[Begin Data section]
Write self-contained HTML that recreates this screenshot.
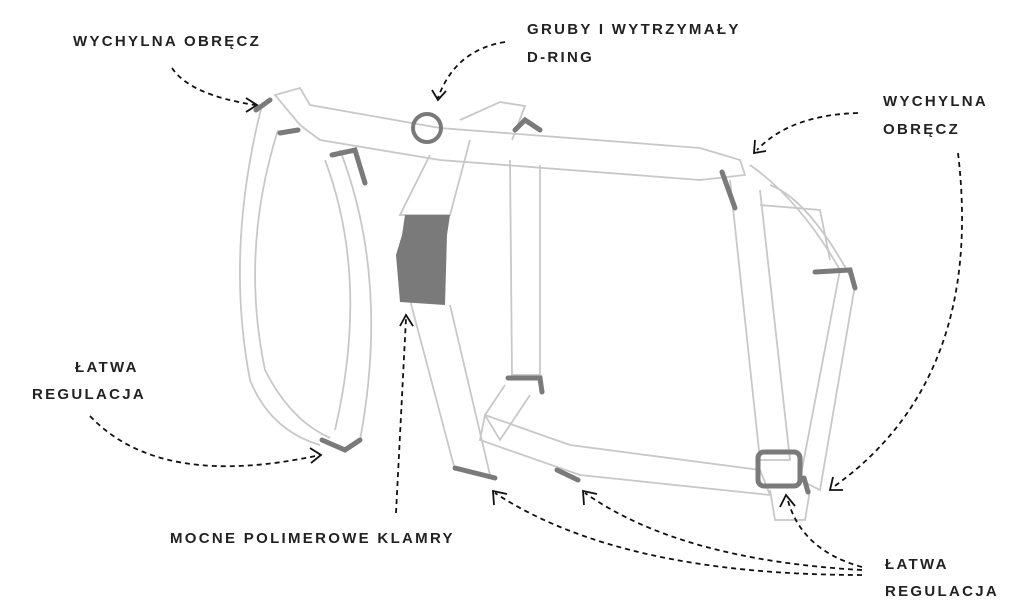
<!DOCTYPE html>
<html><head><meta charset="utf-8"><style>
body{margin:0;background:#fff;width:1024px;height:613px;overflow:hidden}
svg{display:block}
text{font-family:"Liberation Sans",sans-serif;font-size:15px;font-weight:bold;letter-spacing:2.3px;fill:#222}
.h{fill:none;stroke:#c8c8c8;stroke-width:1.8}
.d{fill:none;stroke:#7a7a7a;stroke-width:5;stroke-linecap:round}
.a{fill:none;stroke:#111;stroke-width:1.8;stroke-dasharray:5 4}
.ah{fill:none;stroke:#111;stroke-width:1.8}
</style></head><body>
<svg width="1024" height="613" viewBox="0 0 1024 613">
<text x="73" y="46">WYCHYLNA OBRĘCZ</text>
<text x="527" y="34">GRUBY I WYTRZYMAŁY</text>
<text x="527" y="62">D-RING</text>
<text x="883" y="106">WYCHYLNA</text>
<text x="883" y="134">OBRĘCZ</text>
<text x="75" y="372">ŁATWA</text>
<text x="32" y="399">REGULACJA</text>
<text x="170" y="543">MOCNE POLIMEROWE KLAMRY</text>
<text x="885" y="569">ŁATWA</text>
<text x="885" y="596">REGULACJA</text>

<g class="h">
<path d="M275 95 L300 88 L310 105 L440 128 L700 148 L740 160 L745 175 L700 180 L440 160 L320 140 L300 125 Z"/>
<path d="M262 105 Q225 250 250 380 Q270 430 320 445"/>
<path d="M278 130 Q240 250 265 370 Q290 420 330 438"/>
<path d="M340 150 Q390 280 360 440"/>
<path d="M325 160 Q370 280 335 430"/>
<path d="M430 155 L400 215 L450 215 L470 140"/>
<path d="M410 300 L455 470 L490 475 L450 305"/>
<path d="M460 120 L500 102 L525 106 L512 140"/>
<path d="M510 160 L512 375 L540 375 L540 165"/>
<path d="M505 385 L485 415 L500 440 L530 395"/>
<path d="M485 415 L570 445 L760 470 L770 495 L580 475 L480 440 Z"/>
<path d="M730 180 L760 460 L790 460 L760 190"/>
<path d="M750 165 Q800 200 840 270 L800 480 L820 490 L855 285 Q810 200 770 185"/>
<path d="M770 490 L775 520 L805 520 L810 490"/>
<path d="M760 205 L820 210 L830 260"/>
</g>
<g class="d">
<path d="M256 110 L270 100"/>
<path d="M280 133 L298 130"/>
<path d="M332 155 L355 150 L365 183"/>
<circle cx="427" cy="128" r="14" style="stroke-width:4"/>
<path d="M515 130 L525 120 L540 130"/>
<path d="M722 172 L735 208"/>
<path d="M815 272 L850 270 L855 288"/>
<path d="M508 378 L540 378 L542 392"/>
<path d="M322 440 L345 450 L360 440"/>
<path d="M455 468 L495 478"/>
<path d="M557 470 L578 480"/>
<path d="M804 478 L808 492"/>
</g>
<rect x="758" y="452" width="42" height="34" rx="6" fill="none" stroke="#7a7a7a" stroke-width="5"/>
<path d="M405 215 L450 215 L447 235 L445 305 L400 302 L396 255 L402 235 Z" fill="#7a7a7a"/>

<path class="a" d="M172 68 Q190 95 255 105"/><path class="ah" d="M246 98 L257 105 L246 112"/>
<path class="a" d="M505 42 Q455 50 438 98"/><path class="ah" d="M432 90 L438 100 L446 91"/>
<path class="a" d="M858 113 Q790 115 757 150"/><path class="ah" d="M755 140 L754 153 L766 151"/>
<path class="a" d="M958 153 Q985 380 832 488"/><path class="ah" d="M833 477 L830 490 L843 490"/>
<path class="a" d="M90 416 Q160 490 320 455"/><path class="ah" d="M310 448 L321 455 L311 463"/>
<path class="a" d="M396 513 L406 318"/><path class="ah" d="M400 326 L406 315 L413 326"/>
<path class="a" d="M862 575 Q620 575 495 493"/><path class="ah" d="M494 505 L493 491 L507 494"/>
<path class="a" d="M862 570 Q680 560 585 493"/><path class="ah" d="M584 505 L583 491 L597 494"/>
<path class="a" d="M862 567 Q800 550 787 497"/><path class="ah" d="M780 507 L786 495 L795 506"/>
</svg>
</body></html>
[End Data section]
[Goal of the exercise] Repeat all of the data above word for word, minus the pictures.

[Correct answer]
Write self-contained HTML that recreates this screenshot.
<!DOCTYPE html>
<html><head><meta charset="utf-8"><style>
body{margin:0;background:#fff;width:1024px;height:613px;overflow:hidden}
svg{display:block}
text{font-family:"Liberation Sans",sans-serif;font-size:15px;font-weight:bold;letter-spacing:2.3px;fill:#222}
.h{fill:none;stroke:#c8c8c8;stroke-width:1.8}
.d{fill:none;stroke:#7a7a7a;stroke-width:5;stroke-linecap:round}
.a{fill:none;stroke:#111;stroke-width:1.8;stroke-dasharray:5 4}
.ah{fill:none;stroke:#111;stroke-width:1.8}
</style></head><body>
<svg width="1024" height="613" viewBox="0 0 1024 613">
<text x="73" y="46">WYCHYLNA OBRĘCZ</text>
<text x="527" y="34">GRUBY I WYTRZYMAŁY</text>
<text x="527" y="62">D-RING</text>
<text x="883" y="106">WYCHYLNA</text>
<text x="883" y="134">OBRĘCZ</text>
<text x="75" y="372">ŁATWA</text>
<text x="32" y="399">REGULACJA</text>
<text x="170" y="543">MOCNE POLIMEROWE KLAMRY</text>
<text x="885" y="569">ŁATWA</text>
<text x="885" y="596">REGULACJA</text>

<g class="h">
<path d="M275 95 L300 88 L310 105 L440 128 L700 148 L740 160 L745 175 L700 180 L440 160 L320 140 L300 125 Z"/>
<path d="M262 105 Q225 250 250 380 Q270 430 320 445"/>
<path d="M278 130 Q240 250 265 370 Q290 420 330 438"/>
<path d="M340 150 Q390 280 360 440"/>
<path d="M325 160 Q370 280 335 430"/>
<path d="M430 155 L400 215 L450 215 L470 140"/>
<path d="M410 300 L455 470 L490 475 L450 305"/>
<path d="M460 120 L500 102 L525 106 L512 140"/>
<path d="M510 160 L512 375 L540 375 L540 165"/>
<path d="M505 385 L485 415 L500 440 L530 395"/>
<path d="M485 415 L570 445 L760 470 L770 495 L580 475 L480 440 Z"/>
<path d="M730 180 L760 460 L790 460 L760 190"/>
<path d="M750 165 Q800 200 840 270 L800 480 L820 490 L855 285 Q810 200 770 185"/>
<path d="M770 490 L775 520 L805 520 L810 490"/>
<path d="M760 205 L820 210 L830 260"/>
</g>
<g class="d">
<path d="M256 110 L270 100"/>
<path d="M280 133 L298 130"/>
<path d="M332 155 L355 150 L365 183"/>
<circle cx="427" cy="128" r="14" style="stroke-width:4"/>
<path d="M515 130 L525 120 L540 130"/>
<path d="M722 172 L735 208"/>
<path d="M815 272 L850 270 L855 288"/>
<path d="M508 378 L540 378 L542 392"/>
<path d="M322 440 L345 450 L360 440"/>
<path d="M455 468 L495 478"/>
<path d="M557 470 L578 480"/>
<path d="M804 478 L808 492"/>
</g>
<rect x="758" y="452" width="42" height="34" rx="6" fill="none" stroke="#7a7a7a" stroke-width="5"/>
<path d="M405 215 L450 215 L447 235 L445 305 L400 302 L396 255 L402 235 Z" fill="#7a7a7a"/>

<path class="a" d="M172 68 Q190 95 255 105"/><path class="ah" d="M246 98 L257 105 L246 112"/>
<path class="a" d="M505 42 Q455 50 438 98"/><path class="ah" d="M432 90 L438 100 L446 91"/>
<path class="a" d="M858 113 Q790 115 757 150"/><path class="ah" d="M755 140 L754 153 L766 151"/>
<path class="a" d="M958 153 Q985 380 832 488"/><path class="ah" d="M833 477 L830 490 L843 490"/>
<path class="a" d="M90 416 Q160 490 320 455"/><path class="ah" d="M310 448 L321 455 L311 463"/>
<path class="a" d="M396 513 L406 318"/><path class="ah" d="M400 326 L406 315 L413 326"/>
<path class="a" d="M862 575 Q620 575 495 493"/><path class="ah" d="M494 505 L493 491 L507 494"/>
<path class="a" d="M862 570 Q680 560 585 493"/><path class="ah" d="M584 505 L583 491 L597 494"/>
<path class="a" d="M862 567 Q800 550 787 497"/><path class="ah" d="M780 507 L786 495 L795 506"/>
</svg>
</body></html>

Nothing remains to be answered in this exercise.